══ Items ══

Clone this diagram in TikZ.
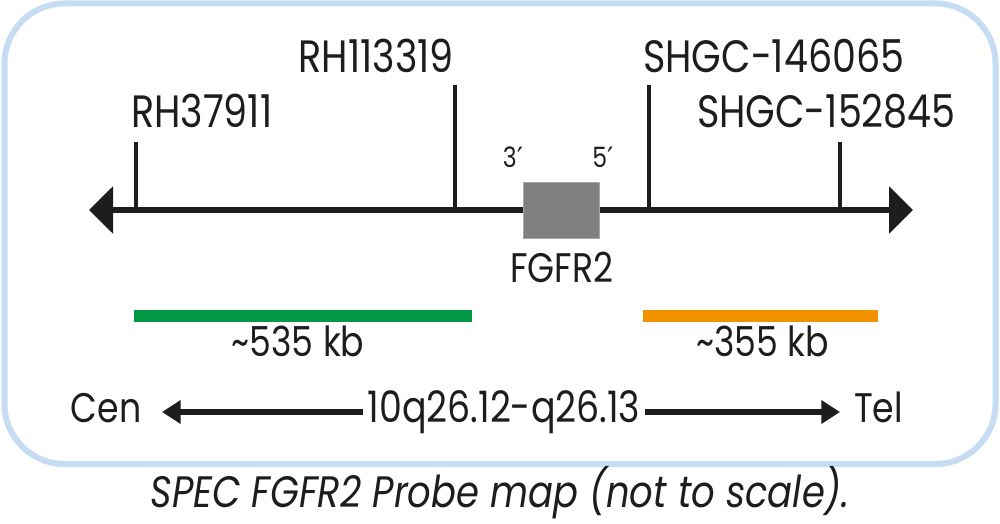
\documentclass[tikz,border=0pt]{standalone}
\usepackage{fontspec}
\setmainfont{Poppins}[FakeStretch=0.84]
\newfontfamily\dejavu{DejaVu Sans}
\usetikzlibrary{arrows.meta}
\definecolor{frameblue}{HTML}{C6DCF2}
\definecolor{ink}{HTML}{1D1D1B}
\definecolor{probegreen}{HTML}{009A44}
\definecolor{probeorange}{HTML}{F39200}
\definecolor{genegray}{HTML}{808080}
\definecolor{geneedge}{HTML}{A8A8A8}
\newcommand{\primemark}{{\dejavu\char"2032}}
\begin{document}
\begin{tikzpicture}[x=0.75pt,y=-0.75pt,
  markerlabel/.style={font=\fontsize{34}{36}\selectfont, text=ink, inner sep=0pt},
  smalllabel/.style={font=\fontsize{31}{33}\selectfont, text=ink, inner sep=0pt, anchor=base},
  bandlabel/.style={font=\fontsize{32.5}{34}\selectfont, text=ink, inner ysep=0pt, inner xsep=3pt, anchor=base},
  endlabel/.style={font=\fontsize{21}{23}\selectfont, text=ink, inner sep=0pt, anchor=base},
  captionlabel/.style={font=\fontsize{33}{35}\selectfont\itshape, text=ink, inner sep=0pt, anchor=base},
  chromline/.style={draw=ink, line width=4.5pt, {Triangle[length=18pt,width=34.5pt]}-{Triangle[length=18pt,width=34.5pt]}},
  tickline/.style={draw=ink, line width=2.4pt},
  orientarrow/.style={draw=ink, line width=4.5pt, -{Triangle[length=14pt,width=17pt]}},
  probebar/.style={line width=9pt},
  genebox/.style={fill=genegray, draw=geneedge, line width=0.6pt, minimum width=57pt, minimum height=42pt, inner sep=0pt},
  frame/.style={draw=frameblue, line width=4.5pt, rounded corners=45pt}
]
\useasboundingbox (0,0) rectangle (1000,524);
% frame
\draw[frame] (4.5,3.5) rectangle (995.5,464);

% chromosome line
\coordinate (L) at (89,210);
\coordinate (R) at (913,210);
\draw[chromline] (L) -- (R);

% gene
\node[genebox] (gene) at (561,210) {};
\node[endlabel] (three) at (513,168) {3\primemark};
\node[endlabel] (five) at (603,168) {5\primemark};
\node[smalllabel] (fgfr) at (562,282) {FGFR2};

% markers
\coordinate (t1b) at (136,210); \coordinate (t1t) at (136,142);
\coordinate (t2b) at (455,210); \coordinate (t2t) at (455,85);
\coordinate (t3b) at (649,210); \coordinate (t3t) at (649,85);
\coordinate (t4b) at (840,210); \coordinate (t4t) at (840,142);
\draw[tickline] (t1b) -- (t1t);
\draw[tickline] (t2b) -- (t2t);
\draw[tickline] (t3b) -- (t3t);
\draw[tickline] (t4b) -- (t4t);
\node[markerlabel, anchor=base west] (m1) at (131,128) {RH37911};
\node[markerlabel, anchor=base east] (m2) at (454,73) {RH113319};
\node[markerlabel, anchor=base west] (m3) at (643,73) {SHGC-146065};
\node[markerlabel, anchor=base east] (m4) at (956,128) {SHGC-152845};

% probes
\coordinate (g1) at (134,316); \coordinate (g2) at (472,316);
\coordinate (o1) at (643,316); \coordinate (o2) at (878,316);
\draw[probebar, probegreen] (g1) -- (g2);
\draw[probebar, probeorange] (o1) -- (o2);
\node[smalllabel] (gk) at (298,356) {\textasciitilde 535 kb};
\node[smalllabel] (ok) at (762.5,356) {\textasciitilde 355 kb};

% orientation
\node[smalllabel] (cen) at (106,422) {Cen};
\node[bandlabel] (band) at (504,422) {10q26.12-q26.13};
\node[smalllabel] (tel) at (878.5,422) {Tel};
\coordinate (cenTip) at (162,412);
\coordinate (telTip) at (840,412);
\draw[orientarrow] (band.west |- cenTip) -- (cenTip);
\draw[orientarrow] (band.east |- telTip) -- (telTip);

% caption
\node[captionlabel] (cap) at (500,507) {SPEC FGFR2 Probe map (not to scale).};
\end{tikzpicture}
\end{document}
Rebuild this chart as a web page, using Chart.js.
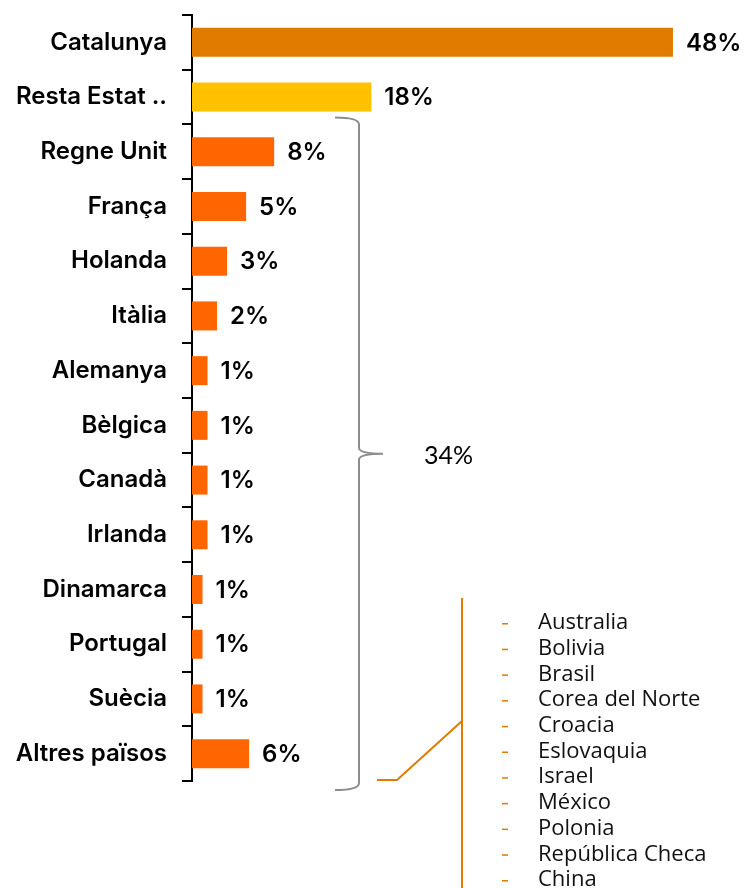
<!DOCTYPE html>
<html><head><meta charset="utf-8">
<script src="https://cdn.jsdelivr.net/npm/chart.js@4"></script>
<style>html,body{margin:0;padding:0;background:#fff;} #wrap{width:744px;height:888px;position:relative}</style>
</head><body><div id="wrap"><canvas id="c" width="744" height="888"></canvas></div>
<script>
const categories = ['Catalunya','Resta Estat ..','Regne Unit','França','Holanda','Itàlia','Alemanya','Bèlgica','Canadà','Irlanda','Dinamarca','Portugal','Suècia','Altres països'];
const shares = [48, 17.9, 8.2, 5.4, 3.5, 2.5, 1.55, 1.55, 1.55, 1.55, 1.05, 1.05, 1.05, 5.7];
const shareLabels = ['48%','18%','8%','5%','3%','2%','1%','1%','1%','1%','1%','1%','1%','6%'];
const groupLabel = '34%';
const otherCountries = ['Australia','Bolivia','Brasil','Corea del Norte','Croacia','Eslovaquia','Israel','México','Polonia','República Checa','China'];

const VALUE_FONT = '600 24px Inter';
const barColors = categories.map((c,i)=> i===0 ? '#E07B00' : (i===1 ? '#FFC000' : '#FF6600'));
const ORANGE = '#E07B00';

const overlay = {
  id:'overlay',
  afterDatasetsDraw(chart){
    const ctx = chart.ctx;
    const meta = chart.getDatasetMeta(0);
    ctx.save();
    ctx.font = VALUE_FONT; ctx.fillStyle = '#000'; ctx.textBaseline = 'middle'; ctx.textAlign = 'left';
    meta.data.forEach((bar,i)=>{ ctx.fillText(shareLabels[i], bar.x + 13, bar.y + 1); });
    ctx.restore();
  },
  afterDraw(chart){
    const ctx = chart.ctx, y = chart.scales.y;
    const band = y.getPixelForValue(1) - y.getPixelForValue(0);
    const top = y.getPixelForValue(2) - band/2 - 7;
    const bot = y.getPixelForValue(categories.length-1) + band/2 + 9;
    const mid = (top + bot)/2;
    const bx = 359, lx = 335, tx = 383;
    ctx.save();
    ctx.strokeStyle = '#8c8c8c'; ctx.lineWidth = 2;
    ctx.beginPath();
    ctx.moveTo(lx, top);
    ctx.quadraticCurveTo(bx, top, bx, top + 7);
    ctx.lineTo(bx, mid - 6);
    ctx.quadraticCurveTo(bx, mid, tx, mid);
    ctx.moveTo(tx, mid);
    ctx.quadraticCurveTo(bx, mid, bx, mid + 6);
    ctx.lineTo(bx, bot - 7);
    ctx.quadraticCurveTo(bx, bot, lx, bot);
    ctx.stroke();
    ctx.fillStyle = '#000'; ctx.font = '400 25px Lato'; ctx.textBaseline = 'middle'; ctx.textAlign = 'left';
    ctx.fillText(groupLabel, 424, mid + 2);

    // connector to list
    ctx.strokeStyle = ORANGE; ctx.lineWidth = 2;
    ctx.beginPath();
    ctx.moveTo(377, 780); ctx.lineTo(397, 780); ctx.lineTo(462, 721);
    ctx.moveTo(462, 598); ctx.lineTo(462, 888);
    ctx.stroke();

    // list
    ctx.font = '400 22px "Open Sans"'; ctx.textBaseline = 'middle';
    otherCountries.forEach((name,i)=>{
      const yy = 623 + i*25.7;
      ctx.fillStyle = ORANGE; ctx.fillRect(502, yy, 6, 1.5);
      ctx.fillStyle = '#111'; ctx.fillText(name, 538, yy);
    });
    ctx.restore();
  }
};

new Chart(document.getElementById('c'), {
  type:'bar',
  data:{ labels: categories, datasets:[{ data: shares, backgroundColor: barColors, borderWidth:0, barPercentage:0.53, categoryPercentage:1 }]},
  options:{
    indexAxis:'y', responsive:false, animation:false, devicePixelRatio:1,
    layout:{ padding:{ top:15, bottom:107, left:0, right:51 } },
    plugins:{ legend:{display:false}, tooltip:{enabled:false} },
    scales:{
      x:{ display:false, min:0, max:50 },
      y:{
        afterFit(s){ s.width = 192; s.paddingTop = 0; s.paddingBottom = 0; },
        grid:{ offset:true, drawOnChartArea:false, drawTicks:true, tickLength:10, color:'#000', lineWidth:2 },
        border:{ color:'#000', width:2 },
        ticks:{ color:'#000', font:{ family:'Inter', size:24, weight:'600' }, padding:15 }
      }
    }
  },
  plugins:[overlay]
});
</script></body></html>
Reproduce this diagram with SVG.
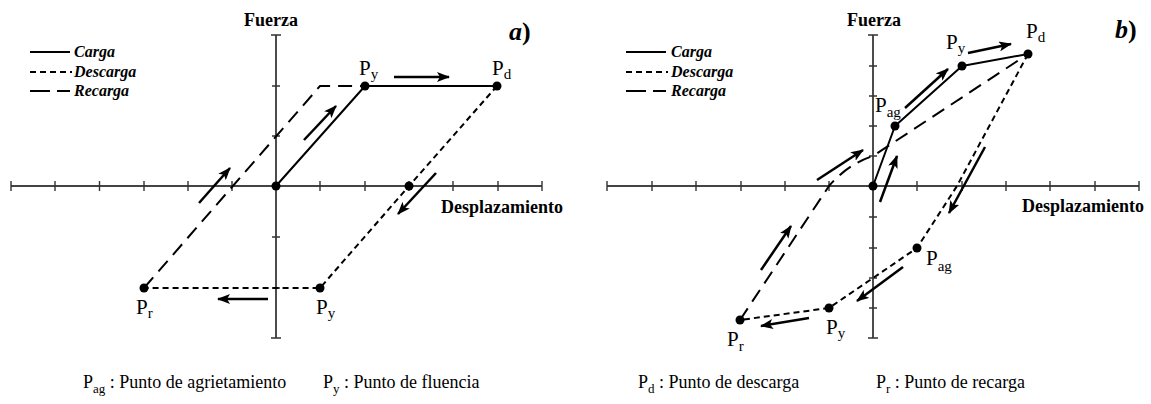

═══

- **Exercise objective**
Pull out all lines in the data above that include "diagram".

- **Expected answer**
Clone this diagram in TikZ.
Reproduce this diagram with SVG.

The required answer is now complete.